On the foreign policy front, where the American president has the most direct power, Obama has weakened relationships with allies, ingratiated to questionable foreign leaders, and emboldened enemies. He snubbed then-PM Gordon Brown of the UK, wanting only a photo op with the Queen, who he gave an iPod filled with speeches he gave. Notwithstanding his attempts to woo western hemisphere dictators Raul Castro and Hugo Chavez, they now mock him after some small initial praise. In perhaps this administration's gravest foreign policy error, Obama sided with President Manuel Zelaya, who had been legally removed for attempting to exceed term limits imposed by the constitution of Honduras. And while the President caused much hyperventilation within the American press with his famed Cairo speech, we have not gained any ground in Middle East diplomatic efforts, best exemplified by our continued failure to even partially impede Iran's nuclear ambitions.
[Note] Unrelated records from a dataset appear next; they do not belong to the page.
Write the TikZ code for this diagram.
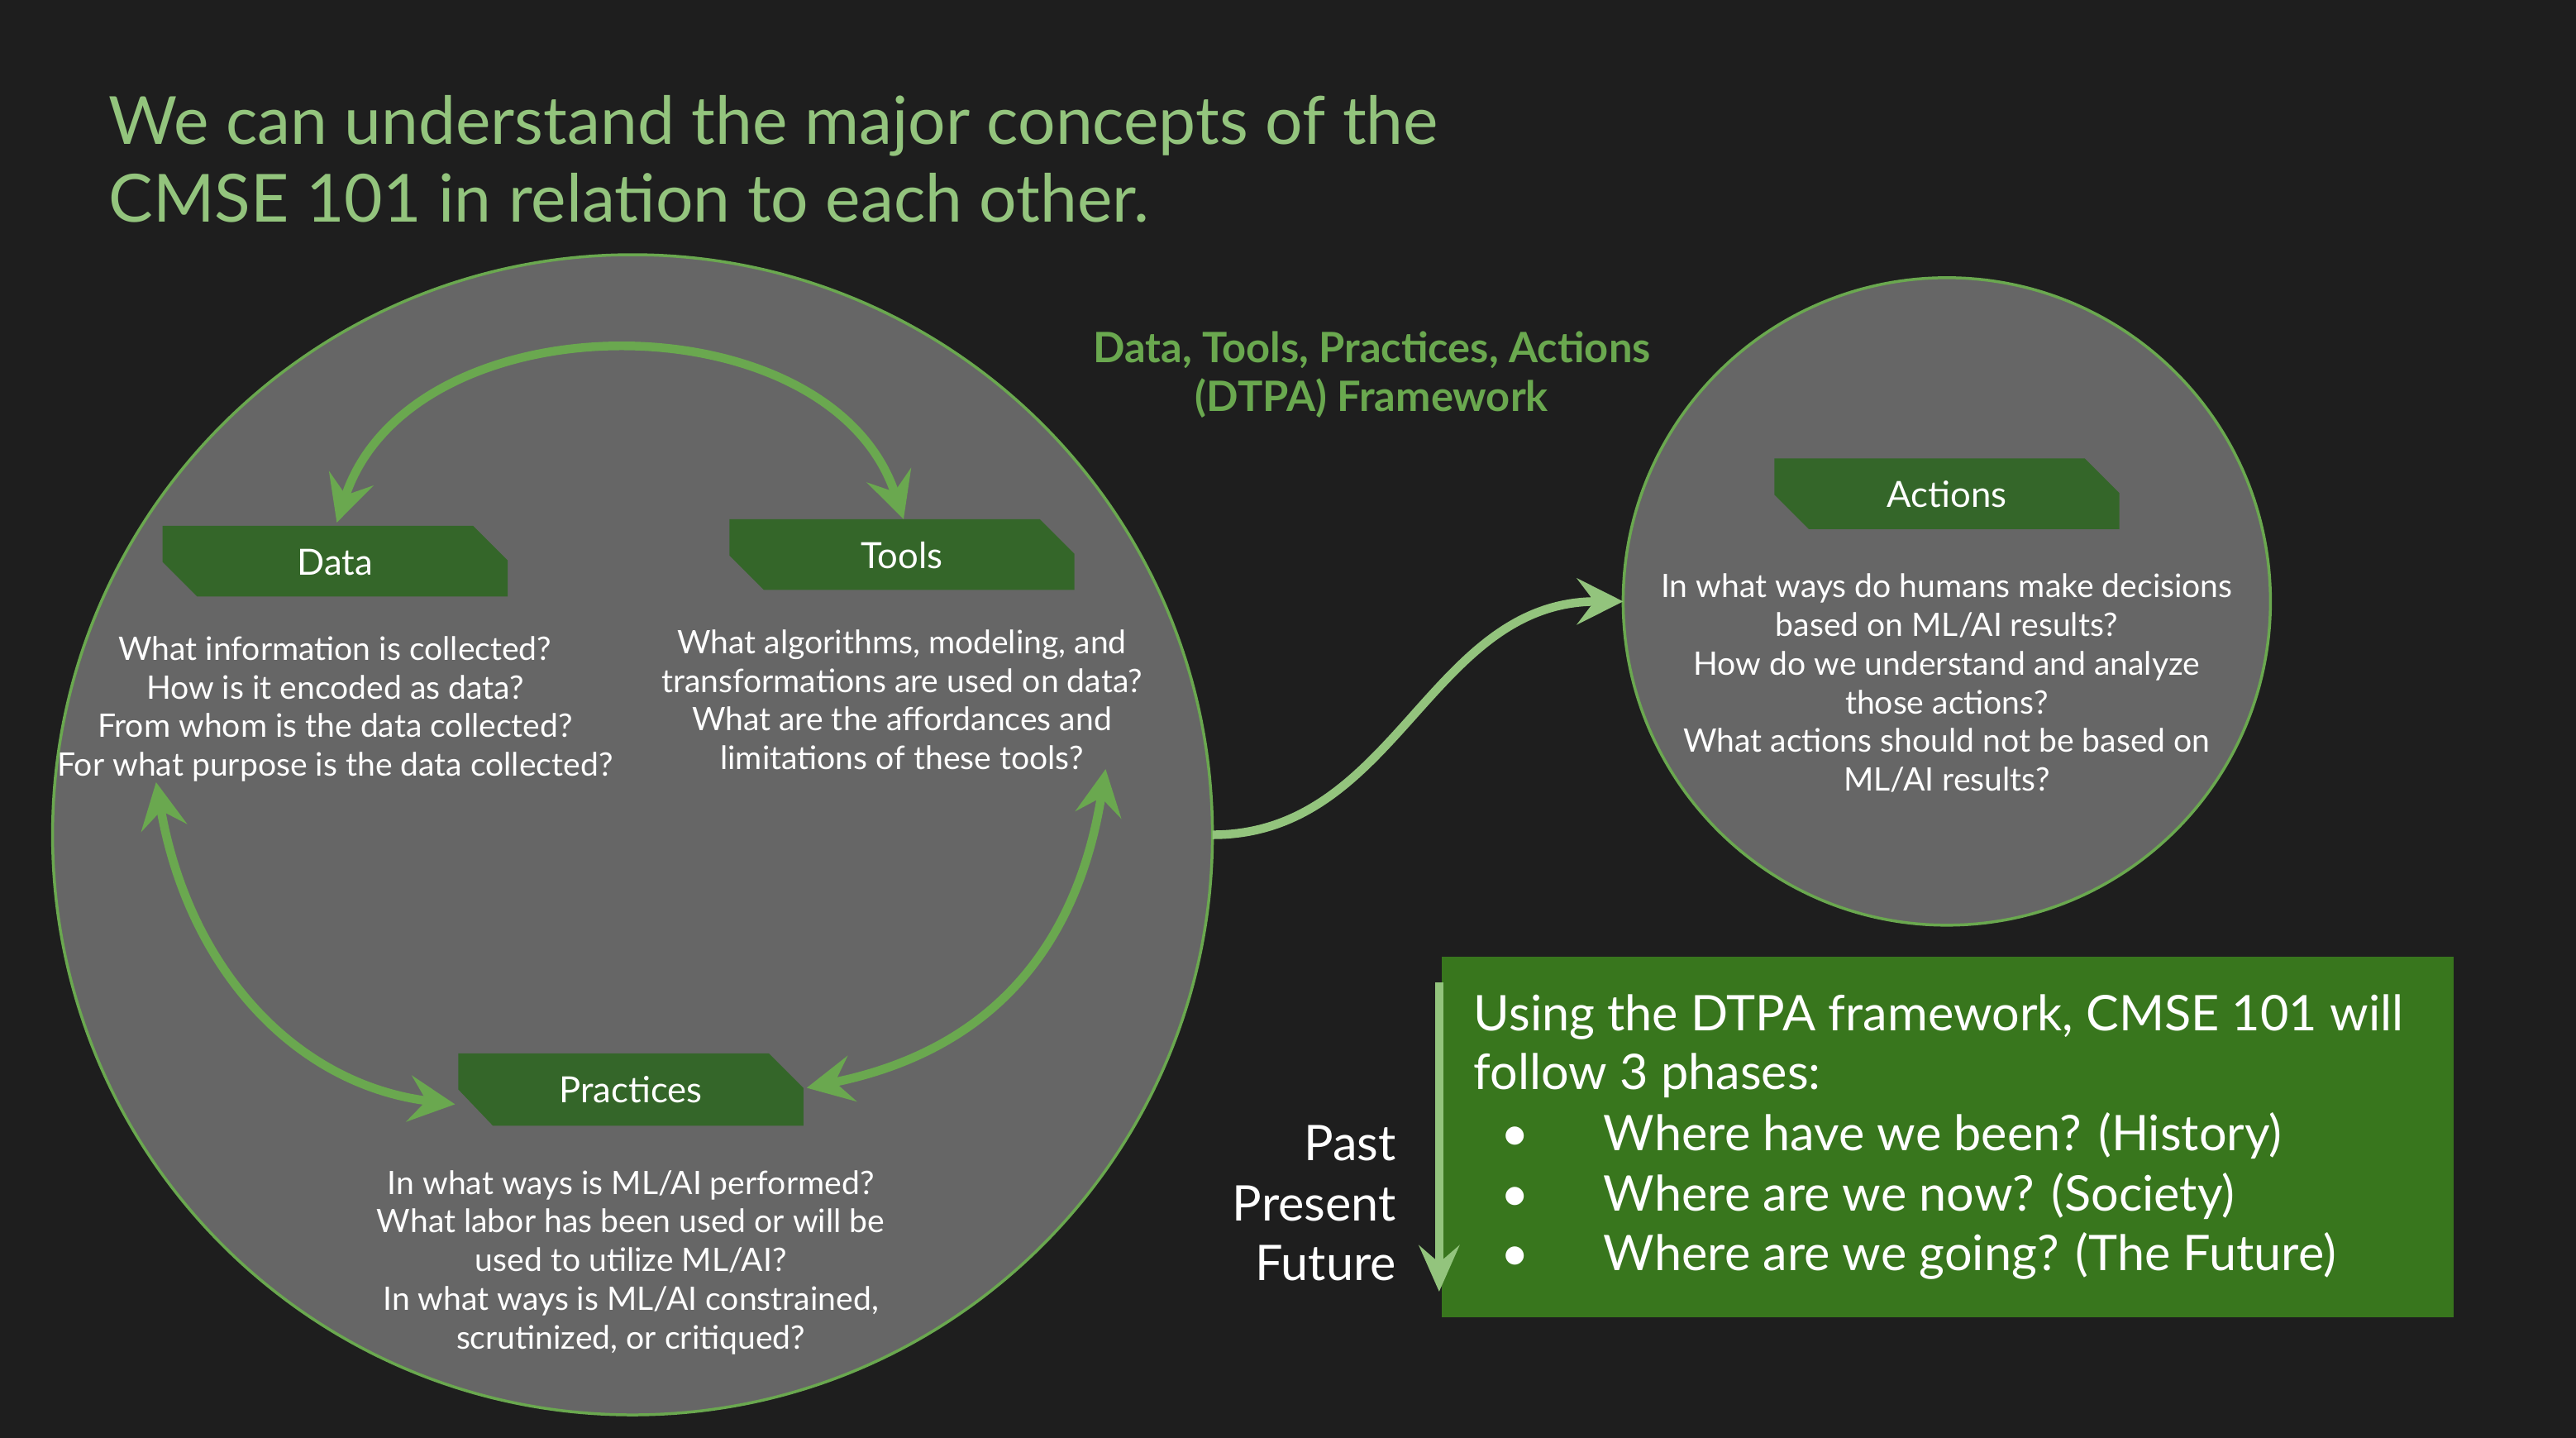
\documentclass[tikz,border=0pt]{standalone}
\usepackage{fontspec}
\setmainfont{Lato}
\usetikzlibrary{arrows.meta}
\definecolor{bg}{HTML}{1E1E1E}
\definecolor{circ}{HTML}{666666}
\definecolor{lg}{HTML}{93C47D}
\definecolor{mg}{HTML}{6AA84F}
\definecolor{dg}{HTML}{38761D}
\definecolor{tg}{HTML}{346629}
\begin{document}
\begin{tikzpicture}[x=0.02cm,y=-0.02cm,
  bigc/.style={fill=circ,draw=mg,line width=1pt},
  body/.style={text=white,align=center,font=\fontsize{11.2}{13.4}\selectfont},
  tagtxt/.style={text=white,font=\fontsize{12.5}{14}\selectfont},
  arr/.style={draw=mg,line width=3pt,{Stealth[length=16pt,width=16pt,inset=6pt]}-{Stealth[length=16pt,width=16pt,inset=6pt]}},
  tag/.style={fill=tg}]
\fill[bg] (0,0) rectangle (1568,875);
\useasboundingbox (0,0) rectangle (1568,875);
\node[anchor=base west,text=lg,align=left,font=\fontsize{23}{27}\selectfont] (title) at (60,88) {We can understand the major concepts of the};
\node[anchor=base west,text=lg,font=\fontsize{23}{27}\selectfont] (title2) at (60,135) {CMSE 101 in relation to each other.};
\node[bigc,circle,minimum size=706*0.02cm] (big) at (385,508) {};
\node[bigc,circle,minimum size=394*0.02cm] (act) at (1185,366) {};
% tags
\fill[tag] (99,320) -- (288,320) -- (309,341) -- (309,363) -- (120,363) -- (99,342) -- cycle;
\fill[tag] (444,316) -- (633,316) -- (654,337) -- (654,359) -- (465,359) -- (444,338) -- cycle;
\fill[tag] (279,641) -- (468,641) -- (489,662) -- (489,685) -- (300,685) -- (279,663) -- cycle;
\fill[tag] (1080,279) -- (1269,279) -- (1290,300) -- (1290,322) -- (1101,322) -- (1080,301) -- cycle;
\node[tagtxt] (tdata) at (204,342) {Data};
\node[tagtxt] (ttools) at (549,338) {Tools};
\node[tagtxt] (tprac) at (384,663) {Practices};
\node[tagtxt] (tact) at (1185,301) {Actions};
\node[body,anchor=north] (bdata) at (204,381) {What information is collected?\\How is it encoded as data?\\From whom is the data collected?\\For what purpose is the data collected?};
\node[body,anchor=north] (btools) at (549,377) {What algorithms, modeling, and\\transformations are used on data?\\What are the affordances and\\limitations of these tools?};
\node[body,anchor=north] (bprac) at (384,706) {In what ways is ML/AI performed?\\What labor has been used or will be\\used to utilize ML/AI?\\In what ways is ML/AI constrained,\\scrutinized, or critiqued?};
\node[body,anchor=north] (bact) at (1185,343) {In what ways do humans make decisions\\based on ML/AI results?\\How do we understand and analyze\\those actions?\\What actions should not be based on\\ML/AI results?};
\coordinate (a1) at (205,318); \coordinate (a2) at (550,316);
\coordinate (l1) at (95,476); \coordinate (l2) at (277,672);
\coordinate (r1) at (673,468); \coordinate (r2) at (491,662);
\draw[arr] (a1) .. controls (250,180) and (505,180) .. (a2);
\draw[arr] (l1) .. controls (115,590) and (180,660) .. (l2);
\draw[arr] (r1) .. controls (655,580) and (600,640) .. (r2);
\coordinate (s0) at (738,508);
\draw[draw=lg,line width=3pt,-{Stealth[length=16pt,width=16pt,inset=6pt]}] (s0) .. controls (850,508) and (870,366) .. (988,366);
\node[text=mg,font=\bfseries\fontsize{14.5}{17}\selectfont,align=center] (dtpa) at (835,228) {Data, Tools, Practices, Actions\\(DTPA) Framework};
\node[fill=dg,minimum width=616*0.02cm,minimum height=219*0.02cm,anchor=north west,inner sep=0] (box) at (877,582) {};
\begin{scope}[font=\fontsize{17}{20}\selectfont,text=white]
\node[anchor=base west] (p1) at (891,627) {Using the DTPA framework, CMSE 101 will};
\node[anchor=base west] (p2) at (891,663) {follow 3 phases:};
\node[anchor=base] (b1) at (922,700) {\textbullet};
\node[anchor=base] (b2) at (922,737) {\textbullet};
\node[anchor=base] (b3) at (922,773) {\textbullet};
\node[anchor=base west] (q1) at (970,700) {Where have we been? (History)};
\node[anchor=base west] (q2) at (970,737) {Where are we now? (Society)};
\node[anchor=base west] (q3) at (970,773) {Where are we going? (The Future)};
\node[anchor=base east] (past) at (856,706) {Past};
\node[anchor=base east] (pres) at (856,743) {Present};
\node[anchor=base east] (fut) at (856,779) {Future};
\end{scope}
\coordinate (v1) at (876,598); \coordinate (v2) at (876,786);
\draw[draw=lg,line width=3pt,-{Stealth[length=16pt,width=14pt,inset=6pt]}] (v1) -- (v2);
\end{tikzpicture}
\end{document}
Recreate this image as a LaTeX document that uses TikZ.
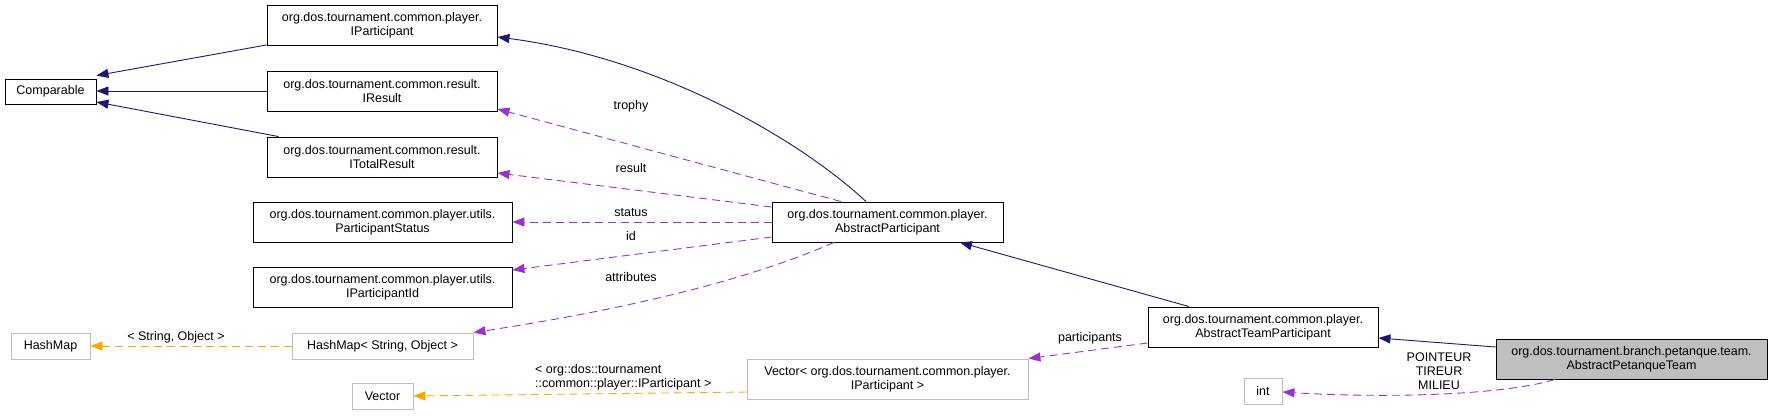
\documentclass[tikz,border=0pt]{standalone}
\usepackage{fontspec}
\setmainfont{Liberation Sans}
\usetikzlibrary{arrows.meta,calc}
\definecolor{dxnavy}{HTML}{191970}
\definecolor{dxpurple}{HTML}{9A32CD}
\definecolor{dxorange}{HTML}{FFA500}
\definecolor{dxgray}{HTML}{BFBFBF}
\begin{document}
\begin{tikzpicture}[x=1pt,y=-1pt,
  font=\fontsize{12.5}{14}\selectfont,
  cls/.style={draw=black, line width=0.9pt, fill=white, inner sep=0pt, align=center, minimum height=40pt},
  ext/.style={draw=dxgray, line width=0.9pt, fill=white, inner sep=0pt, align=center, minimum height=26pt},
  cur/.style={draw=black, line width=0.9pt, fill=dxgray, inner sep=0pt, align=center, minimum height=40pt},
  tip/.style={-{Triangle[length=12pt,width=9pt]}},
  inh/.style={tip, draw=dxnavy, line width=0.9pt},
  usage/.style={tip, draw=dxpurple, line width=0.9pt, dash pattern=on 8pt off 5pt},
  tmpl/.style={tip, draw=dxorange, line width=0.9pt, dash pattern=on 8pt off 5pt},
  lbl/.style={inner sep=0pt, align=center}
]
\useasboundingbox (0,0) rectangle (1772,415);

% nodes
\node[cls, minimum width=91pt, minimum height=25pt] (comp) at (50.5,91.5) {Comparable};
\node[cls, minimum width=230pt] (ipart) at (382,25.5) {org.dos.tournament.common.player.\\IParticipant};
\node[cls, minimum width=230pt] (ires) at (382,91) {org.dos.tournament.common.result.\\IResult};
\node[cls, minimum width=230pt] (itot) at (382,157) {org.dos.tournament.common.result.\\ITotalResult};
\node[cls, minimum width=259pt] (pstat) at (382.5,222) {org.dos.tournament.common.player.utils.\\ParticipantStatus};
\node[cls, minimum width=259pt] (pid) at (382.5,287) {org.dos.tournament.common.player.utils.\\IParticipantId};
\node[ext, minimum width=79pt] (hm) at (50.5,346) {HashMap};
\node[ext, minimum width=181pt] (hmso) at (382.5,346) {HashMap< String, Object >};
\node[ext, minimum width=61pt] (vec) at (382.5,396) {Vector};
\node[cls, minimum width=231pt] (apart) at (887.5,222) {org.dos.tournament.common.player.\\AbstractParticipant};
\node[ext, minimum width=281pt, minimum height=40pt] (vecp) at (887.5,379) {Vector< org.dos.tournament.common.player.\\IParticipant >};
\node[cls, minimum width=230pt] (atp) at (1263,327) {org.dos.tournament.common.player.\\AbstractTeamParticipant};
\node[cur, minimum width=271pt] (apt) at (1631.5,359) {org.dos.tournament.branch.petanque.team.\\AbstractPetanqueTeam};
\node[ext, minimum width=38pt] (int) at (1263,391) {int};

% inheritance edges
\draw[inh] ($(ipart.south west)+(0,-1)$) -- ($(comp.north east)+(0,-3)$);
\draw[inh] (ires.west) -- (comp.east |- ires.west);
\draw[inh] ($(itot.north west)+(12,0)$) -- ($(comp.east)+(0,10.5)$);
\draw[inh] ($(apart.north)+(-21.5,0)$) .. controls (800,140) and (660,58) .. ($(ipart.east)+(0,11.5)$);
\draw[inh] ($(atp.north)+(-74,0)$) -- ($(apart.south)+(72.5,0)$);
\draw[inh] ($(apt.west)+(0,-12)$) -- ($(atp.east)+(0,11)$);

% usage edges
\draw[usage] ($(apart.north)+(-46.5,0)$) -- ($(ires.east)+(0,18)$);
\draw[usage] ($(apart.west)+(0,-15)$) -- ($(itot.east)+(0,16)$);
\draw[usage] (apart.west) -- (pstat.east);
\draw[usage] ($(apart.west)+(0,15)$) -- ($(pid.east)+(0,-17)$);
\draw[usage] ($(apart.south)+(-53.5,0)$) .. controls (748,280) and (628,309) .. (hmso.north east);
\draw[usage] ($(atp.west)+(0,16)$) -- (vecp.north east);
\draw[usage] ($(apt.south)+(-76.5,0)$) .. controls (1500,396) and (1380,398) .. ($(int.east)+(0,1)$);

% template edges
\draw[tmpl] (hmso.west) -- (hm.east);
\draw[tmpl] ($(vecp.west)+(0,13)$) -- (vec.east);

% labels
\node[lbl] (ltrophy) at (631,106) {trophy};
\node[lbl] (lresult) at (631,168) {result};
\node[lbl] (lstatus) at (631,213) {status};
\node[lbl] (lid) at (631,236) {id};
\node[lbl] (lattr) at (631,277) {attributes};
\node[lbl] (lpart) at (1090,338) {participants};
\node[lbl] (lso) at (176,337) {< String, Object >};
\node[lbl, align=left, anchor=west] (lvec) at (535,377) {< org::dos::tournament\\::common::player::IParticipant >};
\node[lbl] (lenum) at (1439,371) {POINTEUR\\TIREUR\\MILIEU};
\end{tikzpicture}
\end{document}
As Iranians rallied by the tens of thousands in the street protesting rigged elections last year, the Commander-in-Chief expressed his "deep disappointment" with the Iranian government but did nothing of substance to promote democratic reform.
In the final analysis, Barack Obama really has one true skill: the ability to give a great speech.
It's a skill that continues to turn the heads of the media, sycophantic Democrat loyalists, and people who just aren't paying any attention. Aided by his ubiquitous teleprompter, Barack Obama's speeches how the power to stir up a frenzy and dazzle the sympathetic with his intellect - they made voters believe that he could not only remedy the damage inflicted by the preceding administration, but elevate America to Where We Should Truly Be. His speaking is like JaMarcus Russell's ability to throw the football really, really far: it blinds onlookers to the fact that neither of them has the judgment, skills, ability, aptitude, work ethic, or experience to do their jobs well. If America is fortunate, Obama's duration in the Oval Office will exceed Russell's with the Raiders by just a year.